**THE REQUEST**
What is needed is an exact copy of the lines from the line containing "The picture is" to the line containing "113.53, 113.83, 112.91];", both lines included, and nothing else.

**SUPPLIED DATA**
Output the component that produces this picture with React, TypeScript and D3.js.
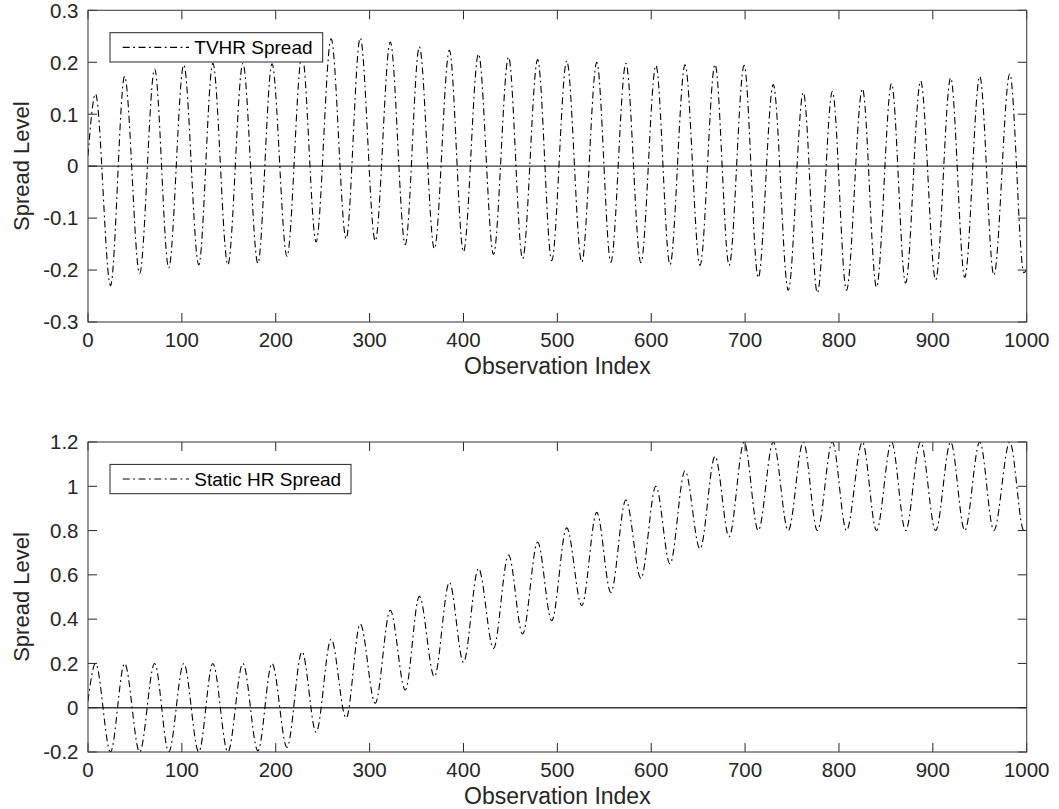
import React from 'react';
import * as d3 from 'd3';

// ---------- data ----------
const xTicks = [0, 100, 200, 300, 400, 500, 600, 700, 800, 900, 1000];
const topYTicks = [-0.3, -0.2, -0.1, 0, 0.1, 0.2, 0.3];
const bottomYTicks = [-0.2, 0, 0.2, 0.4, 0.6, 0.8, 1, 1.2];

// observation index of each local maximum / minimum
const peakIdx = [8, 39, 71, 102, 133, 165, 196, 228, 259, 290, 322, 353, 385, 416, 448, 479, 510, 542, 573, 605, 636, 668, 699, 730, 762, 793, 825, 856, 887, 919, 950, 982];
const troughIdx = [24, 55, 86, 118, 149, 181, 212, 243, 275, 306, 338, 369, 400, 432, 463, 494, 526, 557, 589, 620, 652, 683, 714, 746, 777, 808, 840, 871, 903, 934, 965, 997];

// TVHR spread: values at peaks and troughs
const tvhrPeaks = [0.139, 0.173, 0.187, 0.195, 0.198, 0.198, 0.197, 0.215, 0.245, 0.247, 0.239, 0.23, 0.223, 0.216, 0.21, 0.205, 0.203, 0.2, 0.198, 0.194, 0.195, 0.196, 0.194, 0.157, 0.142, 0.144, 0.149, 0.159, 0.164, 0.17, 0.173, 0.178];
const tvhrTroughs = [-0.23, -0.207, -0.196, -0.19, -0.19, -0.187, -0.174, -0.146, -0.14, -0.144, -0.151, -0.159, -0.165, -0.17, -0.178, -0.182, -0.185, -0.185, -0.186, -0.19, -0.191, -0.191, -0.215, -0.239, -0.244, -0.239, -0.233, -0.225, -0.219, -0.214, -0.21, -0.205];
const tvhrEnds = [0.02, -0.2];

// Static HR spread: values at peaks and troughs
const staticPeaks = [0.2, 0.2, 0.2, 0.2, 0.2, 0.2, 0.2, 0.253, 0.31, 0.378, 0.44, 0.503, 0.566, 0.629, 0.69, 0.747, 0.812, 0.882, 0.938, 1.0, 1.07, 1.135, 1.2, 1.2, 1.2, 1.2, 1.2, 1.2, 1.2, 1.2, 1.2, 1.2];
const staticTroughs = [-0.2, -0.2, -0.2, -0.2, -0.2, -0.195, -0.179, -0.111, -0.047, 0.02, 0.08, 0.14, 0.205, 0.268, 0.333, 0.393, 0.461, 0.521, 0.584, 0.649, 0.717, 0.772, 0.8, 0.8, 0.8, 0.8, 0.8, 0.8, 0.8, 0.8, 0.8, 0.8];
const staticEnds = [0.03, 0.8];

// ---------- helpers ----------
function buildSeries(peaks: number[], troughs: number[], ends: number[]): [number, number][] {
  const pts: [number, number][] = [[0, ends[0]]];
  peakIdx.forEach((p, i) => {
    pts.push([p, peaks[i]]);
    pts.push([troughIdx[i], troughs[i]]);
  });
  pts.push([1000, ends[1]]);
  return pts;
}

const FONT = "'Liberation Sans', Arial, Helvetica, sans-serif";
const AX = '#262626';
const DASH = '7,3.5,1.8,3.5';

const fmt = (d: number) => (d === 0 ? '0' : String(+d.toFixed(1)));

interface PanelProps {
  id: string;
  top: number;
  bottom: number;
  yDomain: [number, number];
  yTicks: number[];
  data: [number, number][];
  label: string;
  legendW: number;
}

const LEFT = 88;
const RIGHT = 1026.7;

function Panel({ id, top, bottom, yDomain, yTicks, data, label, legendW }: PanelProps) {
  const x = d3.scaleLinear().domain([0, 1000]).range([LEFT, RIGHT]);
  const y = d3.scaleLinear().domain(yDomain).range([bottom, top]);
  const line = d3
    .line<[number, number]>()
    .x((d) => x(d[0]))
    .y((d) => y(d[1]))
    .curve(d3.curveMonotoneX);
  const tickLen = 9;
  const midY = (top + bottom) / 2;
  const lgX = 110;
  const lgY = top + 22.4;
  const lgH = 29.3;
  return (
    <g>
      <defs>
        <clipPath id={`clip-${id}`}>
          <rect x={LEFT} y={top} width={RIGHT - LEFT} height={bottom - top} />
        </clipPath>
      </defs>
      {/* zero line */}
      <line x1={x(0)} x2={x(1000)} y1={y(0)} y2={y(0)} stroke="#3a3a3a" strokeWidth={1.4} />
      {/* series */}
      <path
        d={line(data) || ''}
        fill="none"
        stroke="#000"
        strokeWidth={1.1}
        strokeDasharray={DASH}
        clipPath={`url(#clip-${id})`}
      />
      {/* ticks */}
      {xTicks.map((t) => (
        <g key={`xt${t}`}>
          <line x1={x(t)} x2={x(t)} y1={bottom} y2={bottom - tickLen} stroke={AX} strokeWidth={1} />
          <line x1={x(t)} x2={x(t)} y1={top} y2={top + tickLen} stroke={AX} strokeWidth={1} />
          <text x={x(t)} y={bottom + 25} textAnchor="middle" fontSize={20.5} fill={AX} fontFamily={FONT}>
            {fmt(t)}
          </text>
        </g>
      ))}
      {yTicks.map((t) => (
        <g key={`yt${t}`}>
          <line x1={LEFT} x2={LEFT + tickLen} y1={y(t)} y2={y(t)} stroke={AX} strokeWidth={1} />
          <line x1={RIGHT} x2={RIGHT - tickLen} y1={y(t)} y2={y(t)} stroke={AX} strokeWidth={1} />
          <text x={78.5} y={y(t) + 7.3} textAnchor="end" fontSize={20.5} fill={AX} fontFamily={FONT}>
            {fmt(t)}
          </text>
        </g>
      ))}
      {/* box */}
      <rect x={LEFT} y={top} width={RIGHT - LEFT} height={bottom - top} fill="none" stroke="#444" strokeWidth={1.1} />
      {/* axis labels */}
      <text x={(LEFT + RIGHT) / 2} y={bottom + 52} textAnchor="middle" fontSize={23} fill={AX} fontFamily={FONT}>
        Observation Index
      </text>
      <text
        transform={`translate(29,${midY}) rotate(-90)`}
        textAnchor="middle"
        fontSize={22}
        fill={AX}
        fontFamily={FONT}
      >
        Spread Level
      </text>
      {/* legend */}
      <rect x={lgX} y={lgY} width={legendW} height={lgH} fill="#fff" stroke={AX} strokeWidth={1} />
      <line
        x1={lgX + 12.7}
        x2={lgX + 79}
        y1={lgY + lgH / 2}
        y2={lgY + lgH / 2}
        stroke="#000"
        strokeWidth={1.1}
        strokeDasharray={DASH}
      />
      <text x={lgX + 84.3} y={lgY + lgH / 2 + 6.7} fontSize={19} fill="#000" fontFamily={FONT}>
        {label}
      </text>
    </g>
  );
}

export default function App() {
  const tvhr = buildSeries(tvhrPeaks, tvhrTroughs, tvhrEnds);
  const stat = buildSeries(staticPeaks, staticTroughs, staticEnds);
  return (
    <svg
      width={1059}
      height={809}
      style={{ position: 'absolute', left: 0, top: 0, background: '#fff' }}
      xmlns="http://www.w3.org/2000/svg"
    >
      <rect width={1059} height={809} fill="#fff" />
      <Panel
        id="top"
        top={10.3}
        bottom={322}
        yDomain={[-0.3, 0.3]}
        yTicks={topYTicks}
        data={tvhr}
        label="TVHR Spread"
        legendW={212.7}
      />
      <Panel
        id="bottom"
        top={442}
        bottom={752}
        yDomain={[-0.2, 1.2]}
        yTicks={bottomYTicks}
        data={stat}
        label="Static HR Spread"
        legendW={241}
      />
    </svg>
  );
}
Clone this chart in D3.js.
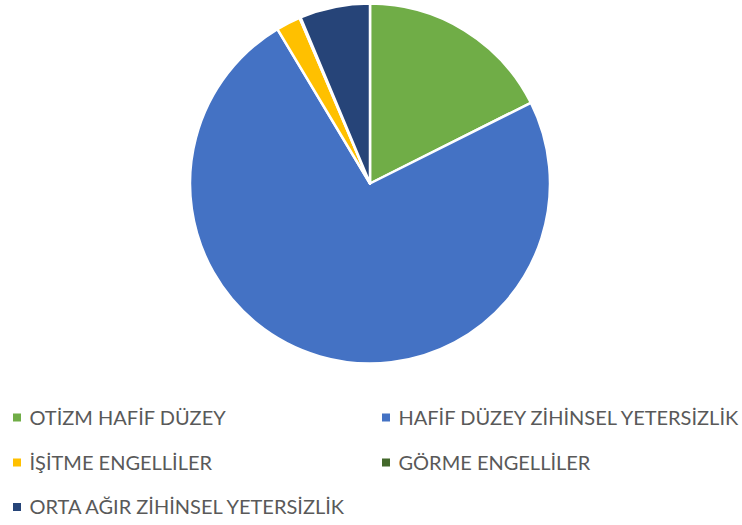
<html>
<head>
  <meta charset="UTF-8">
  <title>Pie</title>
  <script src="https://d3js.org/d3.v7.min.js"></script>
  <style>
    body { margin: 0; background: #fff; }
    text { font-family: Lato, "Open Sans", sans-serif; fill: #595959; }
  </style>
</head>
<body>
    <svg id="svg1" width="742" height="525"></svg>

    <script>

        // values (percent of the whole)
        const categories = ["OTİZM HAFİF DÜZEY", "HAFİF DÜZEY ZİHİNSEL YETERSİZLİK", "İŞİTME ENGELLİLER", "GÖRME ENGELLİLER", "ORTA AĞIR ZİHİNSEL YETERSİZLİK"];
        const values = [17.6, 73.8, 2.2, 0.1, 6.3];
        const colors = ["#70AD47", "#4472C4", "#FFC000", "#43682B", "#264478"];

        const svg1 = d3.select("#svg1");
        const cx = 370, cy = 183.5, radius = 180;

        const colorScale = d3.scaleOrdinal(categories, colors);

        const pie = d3.pie().sort(null).value(d => d.value);
        const arc = d3.arc().innerRadius(0).outerRadius(radius);

        const data = categories.map((c, i) => ({ name: c, value: values[i] }));

        const plot = svg1.append("g")
                        .attr("transform", `translate(${cx},${cy})`);

        plot.selectAll("path").data(pie(data)).join("path")
            .attr("d", arc)
            .attr("fill", d => colorScale(d.data.name))
            .attr("stroke", "#fff")
            .attr("stroke-width", 2.5)
            .attr("stroke-linejoin", "round");

        // legend
        const colX = [13, 382];
        const rowY = [417.5, 462.5, 507];
        const legend = svg1.selectAll("g.legend").data(categories).join("g")
            .attr("class", "legend")
            .attr("transform", (d, i) => `translate(${colX[i % 2]},${rowY[Math.floor(i / 2)]})`);

        legend.append("rect")
            .attr("x", 0).attr("y", -4)
            .attr("width", 8).attr("height", 8)
            .attr("fill", d => colorScale(d));

        legend.append("text")
            .attr("x", 16.5)
            .attr("dy", "0.36em")
            .style("font-size", "20px")
            .text(d => d);

    </script>
</body>
</html>
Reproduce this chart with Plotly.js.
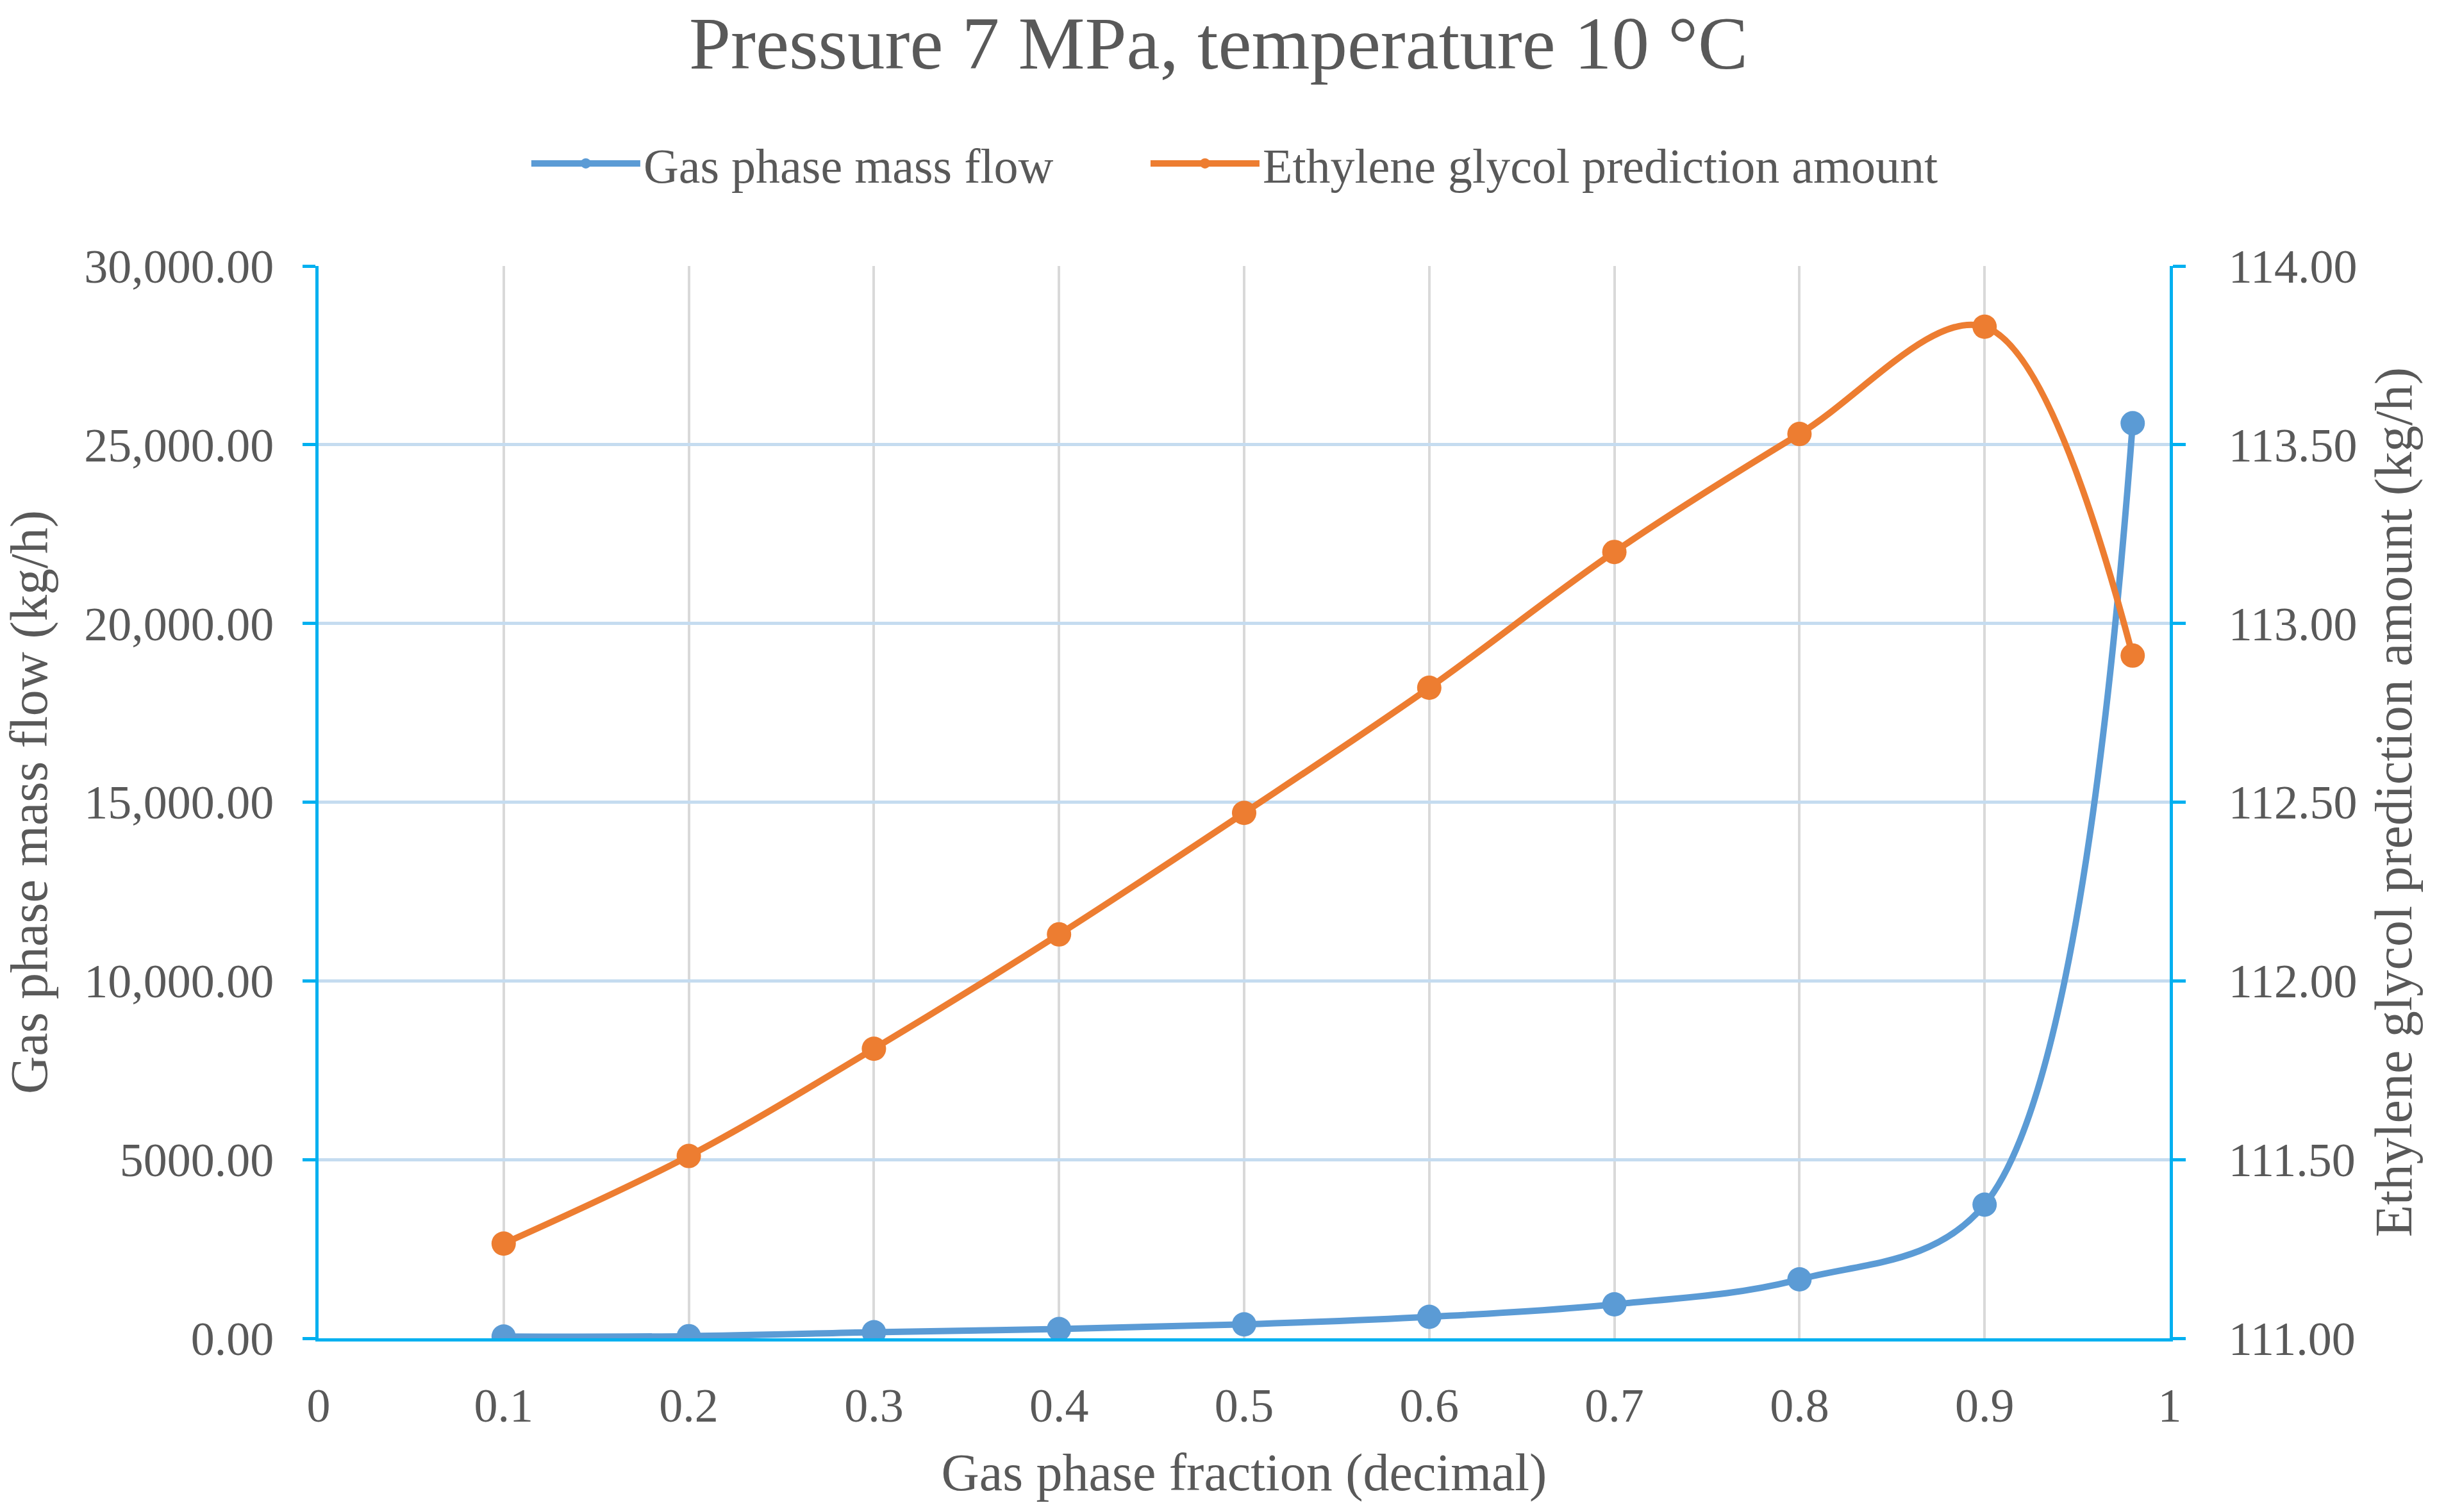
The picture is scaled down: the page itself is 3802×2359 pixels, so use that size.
<!DOCTYPE html>
<html>
<head>
<meta charset="utf-8">
<script src="https://cdn.plot.ly/plotly-3.0.1.min.js"></script>
<style>
  html, body { margin: 0; padding: 0; background: #fff; }
  #chart { width: 3802px; height: 2359px; }
</style>
</head>
<body>
<div id="chart"></div>
<script>
/* data */
var gasFraction = [0.1, 0.2, 0.3, 0.4, 0.5, 0.6, 0.7, 0.8, 0.9, 0.98];
var gasMassFlow = [50, 60, 170, 260, 390, 600, 950, 1650, 3740, 25600];
var glycolAmount = [111.265, 111.51, 111.81, 112.13, 112.47, 112.82, 113.20, 113.53, 113.83, 112.91];

var leftTickVals = [0, 5000, 10000, 15000, 20000, 25000, 30000];
var leftTickText = ['0.00', '5000.00', '10,000.00', '15,000.00', '20,000.00', '25,000.00', '30,000.00'];
var rightTickVals = [111, 111.5, 112, 112.5, 113, 113.5, 114];
var rightTickText = ['111.00', '111.50', '112.00', '112.50', '113.00', '113.50', '114.00'];
var xTickVals = [0, 0.1, 0.2, 0.3, 0.4, 0.5, 0.6, 0.7, 0.8, 0.9, 1];
var xTickText = ['0', '0.1', '0.2', '0.3', '0.4', '0.5', '0.6', '0.7', '0.8', '0.9', '1'];

var textColor = '#595959';
var axisBlue = '#00b0f0';

/* traces */
var gasTrace = {
  x: gasFraction,
  y: gasMassFlow,
  type: 'scatter',
  mode: 'lines+markers',
  name: 'Gas phase mass flow',
  yaxis: 'y',
  legend: 'legend',
  marker: { color: '#5b9bd5', size: 38 },
  line: { color: '#5b9bd5', width: 10, shape: 'spline', smoothing: 1 }
};

var glycolTrace = {
  x: gasFraction,
  y: glycolAmount,
  type: 'scatter',
  mode: 'lines+markers',
  name: 'Ethylene glycol prediction amount',
  yaxis: 'y2',
  legend: 'legend2',
  marker: { color: '#ed7d31', size: 38 },
  line: { color: '#ed7d31', width: 10, shape: 'spline', smoothing: 1 }
};

/* layout and config */
var legendBase = {
  orientation: 'h',
  xanchor: 'left',
  y: 1.0956,
  yanchor: 'middle',
  font: { size: 76, color: textColor },
  itemwidth: 170,
  bgcolor: 'rgba(0,0,0,0)'
};

var layout = {
  width: 3802,
  height: 2359,
  paper_bgcolor: '#ffffff',
  plot_bgcolor: '#ffffff',
  margin: { l: 497, r: 417, t: 415, b: 271 },
  font: { family: 'Liberation Serif, Times New Roman, serif', size: 72, color: textColor },
  title: {
    text: 'Pressure 7 MPa, temperature 10 °C',
    font: { size: 117, color: textColor },
    x: 0.5,
    xanchor: 'center',
    y: 0.972,
    yanchor: 'middle'
  },
  showlegend: true,
  legend: Object.assign({}, legendBase, { x: 0.1132 }),
  legend2: Object.assign({}, legendBase, { x: 0.4477 }),
  xaxis: {
    range: [0, 1],
    tickvals: xTickVals,
    ticktext: xTickText,
    showgrid: true,
    gridcolor: '#d9d9d9',
    gridwidth: 4,
    showline: true,
    linecolor: axisBlue,
    linewidth: 5,
    ticks: '',
    ticklabelstandoff: 36,
    zeroline: false,
    tickfont: { size: 74, color: textColor },
    title: { text: 'Gas phase fraction (decimal)', font: { size: 82, color: textColor }, standoff: 36 }
  },
  yaxis: {
    range: [0, 30000],
    tickvals: leftTickVals,
    ticktext: leftTickText,
    showgrid: true,
    gridcolor: '#c5dcf0',
    gridwidth: 5,
    showline: true,
    linecolor: axisBlue,
    linewidth: 5,
    ticks: 'outside',
    ticklen: 20,
    tickwidth: 5,
    tickcolor: axisBlue,
    ticklabelstandoff: 30,
    zeroline: false,
    tickfont: { size: 74, color: textColor },
    title: { text: 'Gas phase mass flow (kg/h)', font: { size: 82, color: textColor }, standoff: 50 }
  },
  yaxis2: {
    range: [111, 114],
    tickvals: rightTickVals,
    ticktext: rightTickText,
    overlaying: 'y',
    side: 'right',
    showgrid: false,
    showline: true,
    linecolor: axisBlue,
    linewidth: 5,
    ticks: 'outside',
    ticklen: 20,
    tickwidth: 5,
    tickcolor: axisBlue,
    ticklabelstandoff: 52,
    zeroline: false,
    tickfont: { size: 74, color: textColor },
    title: { text: 'Ethylene glycol prediction amount (kg/h)', font: { size: 82, color: textColor }, standoff: 30 }
  }
};

var config = {
  displayModeBar: false,
  responsive: false
};

Plotly.newPlot('chart', [gasTrace, glycolTrace], layout, config);
</script>
</body>
</html>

**EXERCISE RESPONSE**
The picture is scaled down: the page itself is 3802×2359 pixels, so use that size.
<!DOCTYPE html>
<html>
<head>
<meta charset="utf-8">
<script src="https://cdn.plot.ly/plotly-3.0.1.min.js"></script>
<style>
  html, body { margin: 0; padding: 0; background: #fff; }
  #chart { width: 3802px; height: 2359px; }
</style>
</head>
<body>
<div id="chart"></div>
<script>
/* data */
var gasFraction = [0.1, 0.2, 0.3, 0.4, 0.5, 0.6, 0.7, 0.8, 0.9, 0.98];
var gasMassFlow = [50, 60, 170, 260, 390, 600, 950, 1650, 3740, 25600];
var glycolAmount = [111.265, 111.51, 111.81, 112.13, 112.47, 112.82, 113.20, 113.53, 113.83, 112.91];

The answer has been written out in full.